El valor permanente que posee la institución familiar ha sido uno de los temas que durante más de 30 años he tocado en este espacio semanal de LA PRENSA. Y, ya que estamos en agosto, el mes dedicado a ella, pienso que es necesario insistir en algunas ideas que nos ayudan a reconocer la importancia que la familia tiene para el desarrollo personal y para la sociedad en general.
No puedo desconocer que hay núcleos familiares en los que se dan situaciones que parecen negar las bondades de esta comunidad primigenia, pero estoy más que convencido de que no dejan de ser excepciones. Y es que, así como hay órganos del cuerpo que a veces no funcionan como deberían porque están enfermos, hay coyunturas personales que enturbian la dinámica familiar y que deben ser atendidas para buscar la sanidad individual y, luego, familiar.
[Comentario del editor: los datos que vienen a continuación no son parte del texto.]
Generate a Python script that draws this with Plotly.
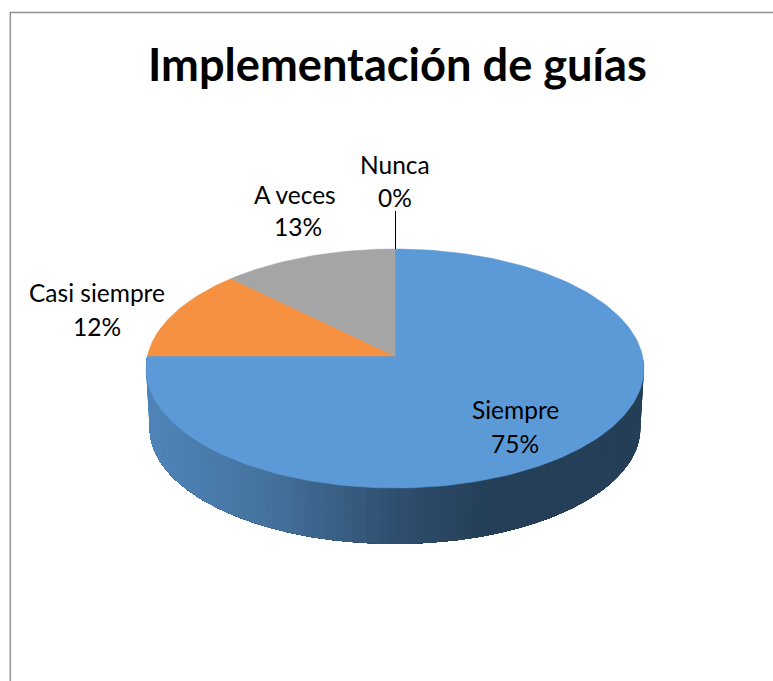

Lo cierto es que, con contadas excepciones, todos nacemos y crecemos en una familia. Hemos sido hijos, hermanos, primos; luego somos padres y abuelos. La casa materna y paterna es un referente vital. Ahí no solo se adquieren los valores que van a regir nuestra conducta adulta, sino que permanece en la memoria y provoca una nostalgia que nos acompaña a lo largo de los años.
También es cierto que en la familia es en el único lugar en el que somos valorados por el hecho de haber nacido, por el hecho de ser hijos. Sin faltar a la verdad, y no me canso de repetirlo: en el ámbito laboral nos valoran por la utilidad que prestamos, y nos acompaña siempre una fecha de caducidad; y en el ámbito social se nos valora por simpáticos, por serviciales, o por cualquier otra virtud notable, pero no somos indispensables y podemos ser excluidos de los círculos en los que nos movemos en cualquier momento. Solo en la familia se nos valora incondicionalmente: no importa si estamos sanos o enfermos, si somos guapos o poco agraciados, si somos listos o más bien duros de cabeza.
Es más, los menos aventajados solemos serlos los más consentidos, los más queridos, a los que más tiempo se nos dedica.
Evidentemente, como en todo grupo humano, la familia no está exenta de crisis y conflictos. La relación conyugal es compleja, posee innumerables aristas; la crianza de los hijos posee infinitos “bemoles”, y la convivencia hogareña no siempre es pacífica. Pero, a pesar de todos los pesares, no hay mejor lugar para nacer, crecer y morir que la familia. Por eso debemos valorarla, fomentarla y cuidarla.